The Film Finds Its Tongue

Don Juan at the Warner Theatre, via Wikipedia

Source: Fitzhugh Green, The Film Finds Its Tongue (New York: G.P. Putnam, 1929), pp. 11-14

Text: Slowly the theatre filled. Every seat was sold, and occupied. It was a curious, speculative audience, there on unfamiliar grounds, uncertain what it was about to see, or how it should be received. It was prepared more to see a scientific marvel than to be entertained.

The four men were prepared—for anything.

Eight-thirty arrived. The lights dimmed; babble of voices hushed. A white beam shot overhead and splashed upon the screen; the beam from the movie projector. But it fell first on the draped curtains on the stage, revealing a subtitle. The curtains parted on a conventional cinema screen. The title gave way, familiarly, to a photograph … a man … Will H. Hays. He advanced to the foreground and there was a little sound. It penetrated through people’s minds that they had “heard” him clear his throat.

Then, suddenly, the picture began to speak!

The audience hung on its every word, half expecting something to happen … the machinery would break down. In the first trials of every machine there is a good chance that it will break. One lacks confidence in it.

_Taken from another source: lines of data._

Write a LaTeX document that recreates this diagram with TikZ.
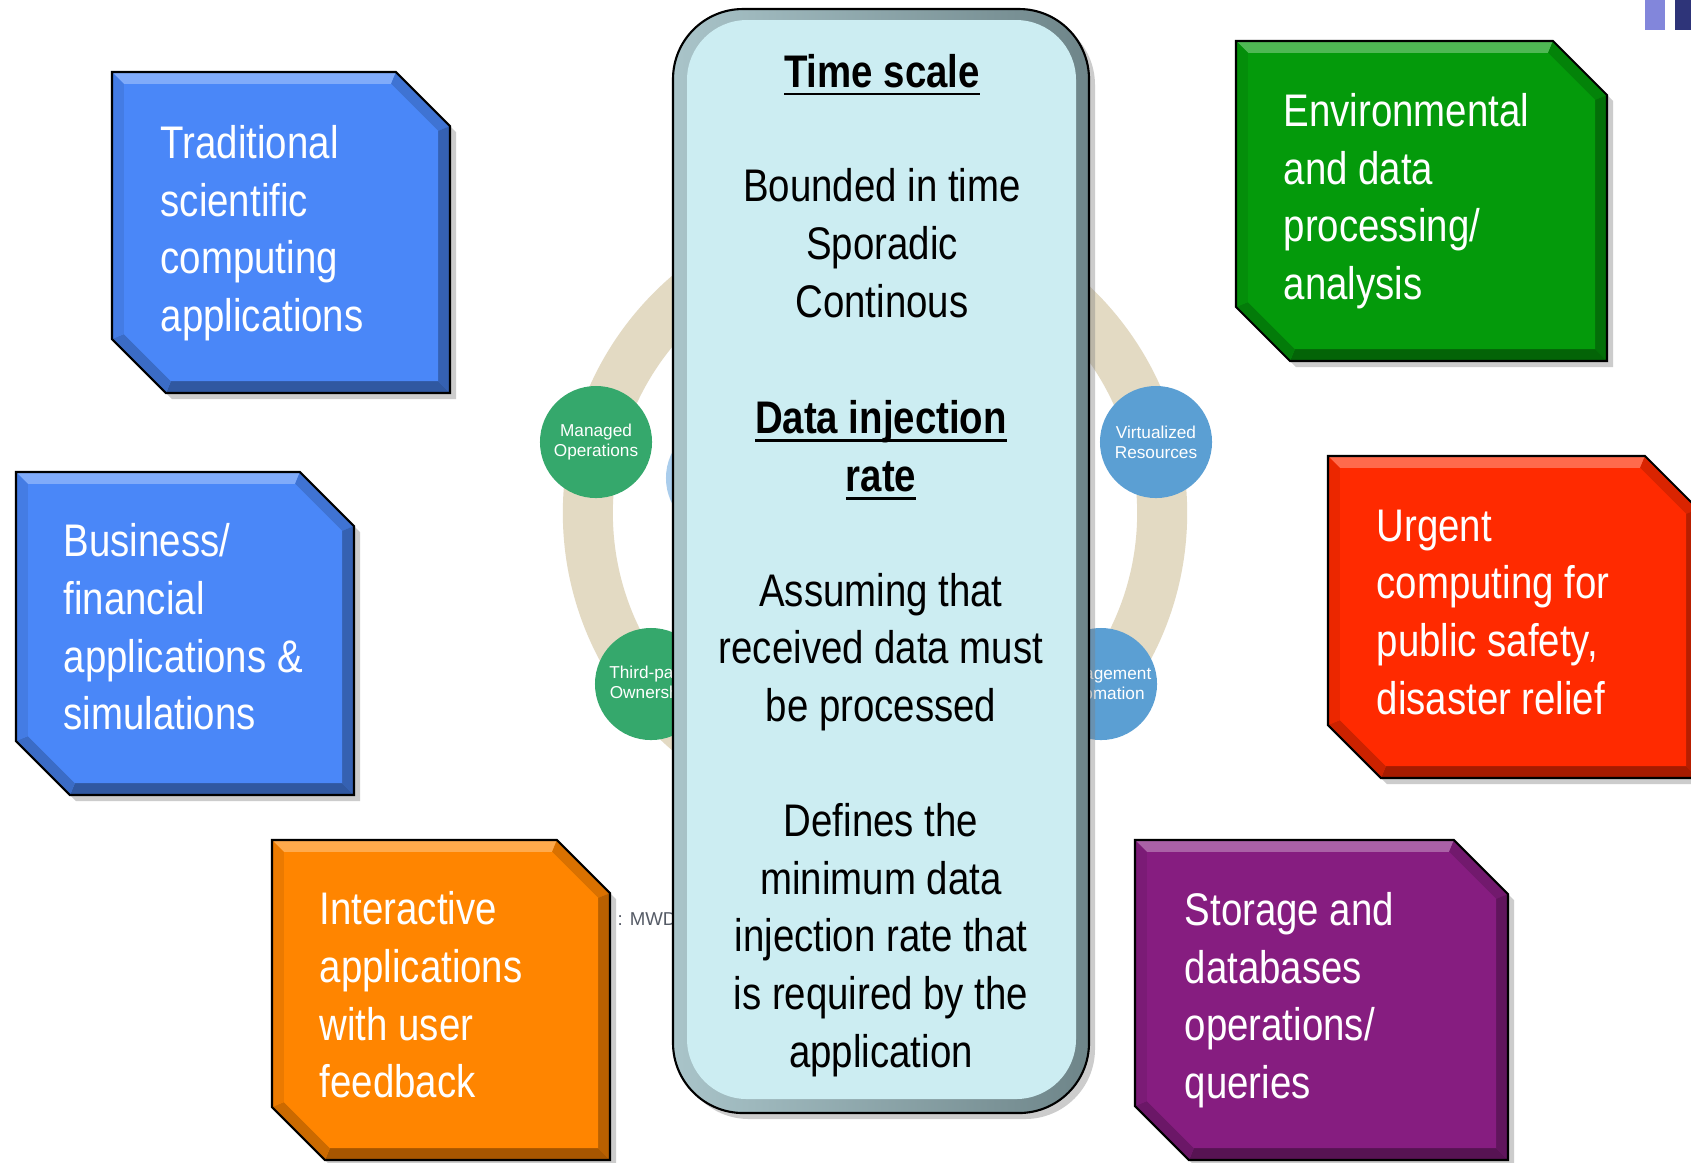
\documentclass[tikz,border=0pt]{standalone}
\usepackage{fontspec}
\setmainfont{Liberation Sans}[FakeStretch=0.84]
\newfontfamily\hubfont{Liberation Sans}
\usetikzlibrary{shadows}
\definecolor{cblue}{HTML}{4A87F8}
\definecolor{cgreen}{HTML}{049A0B}
\definecolor{cred}{HTML}{FF2A00}
\definecolor{corange}{HTML}{FF8500}
\definecolor{cpurple}{HTML}{861D80}
\definecolor{cring}{HTML}{E3DAC3}
\definecolor{chubg}{HTML}{35A86C}
\definecolor{chubb}{HTML}{5B9FD3}
\definecolor{chubl}{HTML}{AACDEC}
\definecolor{cpanel}{HTML}{CCEDF2}
\definecolor{cpanL}{HTML}{A9C4C9}
\definecolor{cpanD}{HTML}{6E8589}
\definecolor{csrc}{HTML}{555B66}
\definecolor{cnavL}{HTML}{8286DB}
\definecolor{cnavD}{HTML}{2E3479}
\newcommand\bw{12}
\newcommand\ulin[1]{\setbox0\hbox{#1}\rlap{\rule[-2.4pt]{\wd0}{0.8pt}}\box0}
\tikzset{
  outl/.style={draw=black, line width=0.6pt},
  shad/.style={drop shadow={shadow xshift=.6mm, shadow yshift=-.6mm, opacity=.4}},
  boxtxt/.style={anchor=west, align=left, text=white, inner sep=0pt, font=\fontsize{13}{16.4}\selectfont},
  midtxt/.style={align=center, inner sep=0pt, font=\fontsize{13}{16.4}\selectfont},
  hub/.style={circle, minimum size=11.2mm, inner sep=0pt, text=white, align=center, font=\hubfont\fontsize{4.9}{5.7}\selectfont},
  grn/.style={hub, fill=chubg},
  blu/.style={hub, fill=chubb},
  ring/.style={line width=5mm, draw=cring},
}
\begin{document}
\begin{tikzpicture}[x=0.01cm,y=-0.01cm]
\fill[white] (0,0) rectangle (1691,1162);
\clip (0,0) rectangle (1691,1162);
% ring of service circles behind the panel
\draw[ring] (875,513) circle[radius=2.87cm];
\node[grn] (mops) at (596,442) {Managed\\Operations};
\node[grn] (tpo) at (651,684) {Third-party\\Ownership};
\node[blu] (vres) at (1156,442) {Virtualized\\Resources};
\node[blu] (mauto) at (1101,684) {Management\\Automation};
\node[hub, fill=chubl] (hidden) at (722,478) {};
\node[anchor=base west, inner sep=0pt, text=csrc, font=\hubfont\fontsize{5.3}{6}\selectfont] (src) at (617,925) {: MWD};
% bevelled application boxes
\foreach \xa/\ya/\xb/\yb/\c/\col in {112/72/450/393/54/cblue, 16/472/354/795/54/cblue, 272/840/610/1160/53/corange,
  1236/41/1607/361/54/cgreen, 1328/456/1698/778/53/cred, 1135/840/1508/1160/54/cpurple}{
  \coordinate (o1) at (\xa,\ya);
  \coordinate (o2) at ({\xb-\c},\ya);
  \coordinate (o3) at (\xb,{\ya+\c});
  \coordinate (o4) at (\xb,\yb);
  \coordinate (o5) at ({\xa+\c},\yb);
  \coordinate (o6) at (\xa,{\yb-\c});
  \coordinate (i1) at ({\xa+\bw},{\ya+\bw});
  \coordinate (i2) at ({\xb-\c-0.414*\bw},{\ya+\bw});
  \coordinate (i3) at ({\xb-\bw},{\ya+\c+0.414*\bw});
  \coordinate (i4) at ({\xb-\bw},{\yb-\bw});
  \coordinate (i5) at ({\xa+\c+0.414*\bw},{\yb-\bw});
  \coordinate (i6) at ({\xa+\bw},{\yb-\c-0.414*\bw});
  \fill[\col, shad] (o1) -- (o2) -- (o3) -- (o4) -- (o5) -- (o6) -- cycle;
  \foreach \p/\q/\sh in {1/2/70!white, 2/3/85!black, 3/4/72!black, 4/5/65!black, 5/6/80!black, 6/1/92!black}
    \fill[\col!\sh] (o\p) -- (o\q) -- (i\q) -- (i\p) -- cycle;
  \fill[\col] (i1) -- (i2) -- (i3) -- (i4) -- (i5) -- (i6) -- cycle;
  \draw[outl] (o1) -- (o2) -- (o3) -- (o4) -- (o5) -- (o6) -- cycle;
}
\node[boxtxt] (trad) at (160,233) {Traditional\\scientific\\computing\\applications};
\node[boxtxt] (biz) at (63,627) {Business/\\financial\\applications \&\\simulations};
\node[boxtxt] (inter) at (319,995) {Interactive\\applications\\with user\\feedback};
\node[boxtxt] (env) at (1283,201) {Environmental\\and data\\processing/\\analysis};
\node[boxtxt] (urgent) at (1376,612) {Urgent\\computing for\\public safety,\\disaster relief};
\node[boxtxt] (store) at (1184,1000) {Storage and\\databases\\operations/\\queries};
% central panel
\fill[cpanel, shad, rounded corners=7mm] (673,9) rectangle (1089,1113);
\fill[left color=cpanL, right color=cpanD, rounded corners=7mm] (673,9) rectangle (1089,1113);
\fill[cpanel, rounded corners=6mm] (687,20) rectangle (1076,1099);
\draw[outl, rounded corners=7mm] (673,9) rectangle (1089,1113);
\node[midtxt, anchor=base] (tscale) at (882,87) {\ulin{\textbf{Time scale}}};
\node[midtxt] (tkinds) at (882,243) {Bounded in time\\Sporadic\\Continous};
\node[midtxt] (dirate) at (881,450) {\ulin{\textbf{Data injection}}\\\ulin{\textbf{rate}}};
\node[midtxt] (assume) at (881,652) {Assuming that\\received data must\\be processed};
\node[midtxt] (defines) at (881,940) {Defines the\\minimum data\\injection rate that\\is required by the\\application};
% corner marks
\fill[cnavL] (1645,0) rectangle (1665,30);
\fill[cnavD] (1675,0) rectangle (1691,30);
\end{tikzpicture}
\end{document}
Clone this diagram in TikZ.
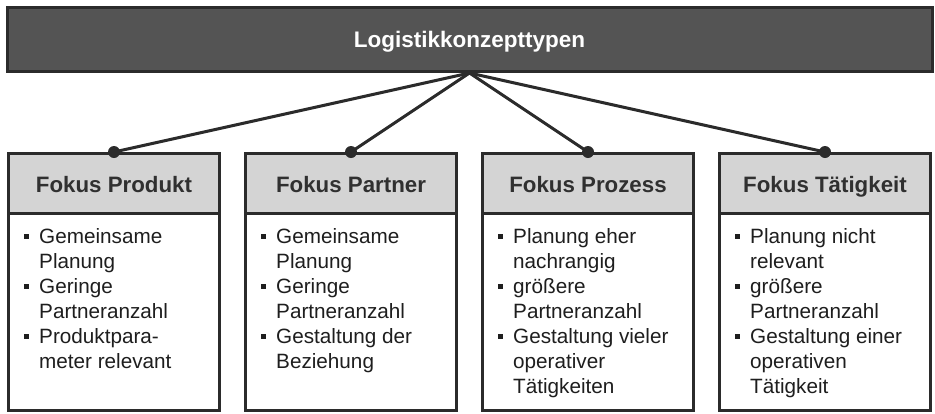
\documentclass[tikz,border=0pt]{standalone}
\usepackage{fontspec}
\setmainfont{Liberation Sans}
\definecolor{edge}{HTML}{2B2B2B}
\definecolor{topgray}{HTML}{545454}
\definecolor{headgray}{HTML}{D4D4D4}
\definecolor{headtext}{HTML}{303030}
\definecolor{bodyink}{HTML}{1E1E1E}
% bullet item start and continuation indent
\newcommand\bitem{\makebox[15pt][l]{\rule[4.7pt]{4.6pt}{4.6pt}}}
\newcommand\bcont{\hspace*{15pt}}
\begin{document}
\begin{tikzpicture}[x=1pt,y=-1pt,
  topbox/.style={draw=edge, line width=3pt, fill=topgray, minimum width=925pt,
    minimum height=64pt, inner sep=0pt, text=white,
    font=\fontsize{22.5}{27}\selectfont\bfseries, text height=15.4pt, text depth=0pt},
  headbox/.style={draw=edge, line width=3pt, fill=headgray, minimum width=211pt,
    minimum height=60pt, inner sep=0pt, text=headtext,
    font=\fontsize{22.3}{27}\selectfont\bfseries, text height=18pt, text depth=0pt},
  bodybox/.style={draw=edge, line width=3pt, fill=white, minimum width=211pt,
    minimum height=197pt, inner sep=0pt},
  bodytext/.style={anchor=north west, inner sep=0pt, align=left, text=bodyink,
    font=\fontsize{20.7}{25}\selectfont},
  link/.style={draw=edge, line width=3pt},
  joint/.style={fill=edge, circle, inner sep=0pt, minimum size=12pt}]
\useasboundingbox (0,0) rectangle (935,413);

% root
\node[topbox] (root) at (469.5,39.5) {Logistikkonzepttypen};

% four concept columns
\foreach \i/\cx/\title in {1/114/Fokus Produkt, 2/351/Fokus Partner,
                           3/588/Fokus Prozess, 4/825/Fokus Tätigkeit}{
  \node[bodybox] (b\i) at (\cx,312) {};
  \node[headbox] (h\i) at (\cx,183.5) {\title};
}

% bullet lists
\node[bodytext] (t1) at (24,225.5) {\strut\bitem Gemeinsame\\ \bcont Planung\\
  \bitem Geringe\\ \bcont Partneranzahl\\ \bitem Produktpara-\\ \bcont meter relevant};
\node[bodytext] (t2) at (261,225.5) {\strut\bitem Gemeinsame\\ \bcont Planung\\
  \bitem Geringe\\ \bcont Partneranzahl\\ \bitem Gestaltung der\\ \bcont Beziehung};
\node[bodytext] (t3) at (498,225.5) {\strut\bitem Planung eher\\ \bcont nachrangig\\
  \bitem größere\\ \bcont Partneranzahl\\ \bitem Gestaltung vieler\\ \bcont operativer\\
  \bcont Tätigkeiten};
\node[bodytext] (t4) at (735,225.5) {\strut\bitem Planung nicht\\ \bcont relevant\\
  \bitem größere\\ \bcont Partneranzahl\\ \bitem Gestaltung einer\\ \bcont operativen\\
  \bcont Tätigkeit};

% connectors from the root to each column
\foreach \i in {1,...,4}{
  \draw[link] (root.south) -- (h\i.north);
  \node[joint] (j\i) at (h\i.north) {};
}
\end{tikzpicture}
\end{document}
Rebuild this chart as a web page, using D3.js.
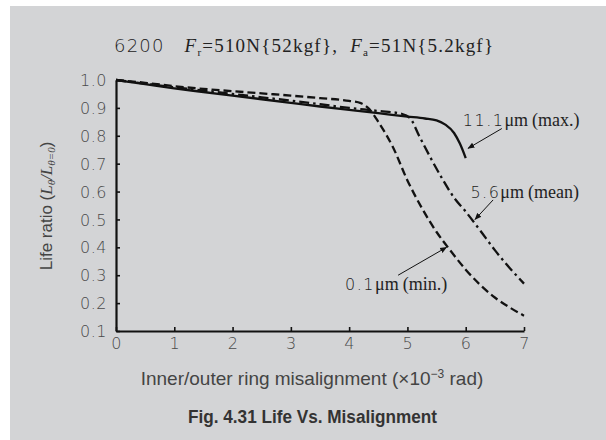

The phenomenon was like watching a man flying without wings. It was uncanny. The shadow of Will H. Hays was true to life. His lips moved and sound came forth. His was a short speech; when it was done and he stood there, people found themselves clapping, unconsciously. As if he heard them, he bowed. He seemed to be present, and yet he did not seem to be present. No wonder a scientist next day called it: “The nearest thing to a resurrection!”

As the picture disappeared a buzz of talk ran through the theatre. Then silence again as the second number appeared: the Philharmonic Orchestra playing the “Tannhauser” overture. Sweet music reached out from the huge invisible horn behind the screen and wrought its spell upon the listeners. It was familiar music, marvellously played. It swept on through the cadences of the overture; the quiet, half-religious opening, the seductive melody of the Venusberg, the crashing finale … and during it the photographs, leaping from one section of the orchestra to another, focusing on busy musicians bent over their instruments.

As the movie image of Henry Hadley turned to his auditors after the last note he “faced” a theatre full of people applauding spontaneously—yet he wasn’t there!

The ice had been broken: the talking picture had now an audience for the first time in three decades.

Throughout the rest of the first half of the program the audience sat breathlessly drinking the novelty in. It found that it liked film that talked. It found it possible to judge such a film; it liked some of the numbers better than others. It found itself fascinated by the intimacy with which the artist was revealed; found itself watching Elman’s fingering, Martinelli’s tone formation; found itself brought closer to those artists than ever before; even found itself, presently, gaining an illusion that the artists themselves were present!

When the lights went up for intermission the audience cheered, then gave way to a concentrated buzz of excitement. History was being made and they were there to see the event, was the way every one felt.

The second half was a conventional screen drama—also with the new talking-picture attachment. But before its stirring plot was done the little group of men who waited received their verdict. The uncontrollable enthusiasm of the audience gave it:

You win!

Comments: Fitzhugh Green was author of a booklet that documents the development of the sound film by the American studio Warner Bros. The event he documents here is the public debut of the Vitaphone talkie film process (film accompanied by synchronised sound disc) on 6 August 1926 at the Warner Theatre, New York. Eight short films shown on the evening followed by the feature film Don Juan (1926), which had a synchronised music score and sound effects but no spoken dialogue. The short films shown were Hon. Will H. Hays, President of the Motion Picture Producers & Distributors of America, Inc., Who Will Address You (the only ‘talkie’ of the evening), Overture “Tannhauser” featuring conductor Henry Hadley and the New York Philharmonic Orchestra, violinist Mischa Elman playing “Humoresque” by Antonín Dvorák and “Gavotte” by François-Joseph Gossec, His Pastimes featuring novelty guitarist Roy Smeck, Beethoven’s The Kreutzer Sonata played by Harold Bauer and Efrem Zimbalist, a selection of Russian songs and dances entitled An Evening on the Don, singer Anna Case and Spanish dancers in La Fiesta, and opera singer Giovanni Martinelli singing Vesti La Giubba (the hit of the evening). The four men were the four Warner brothers.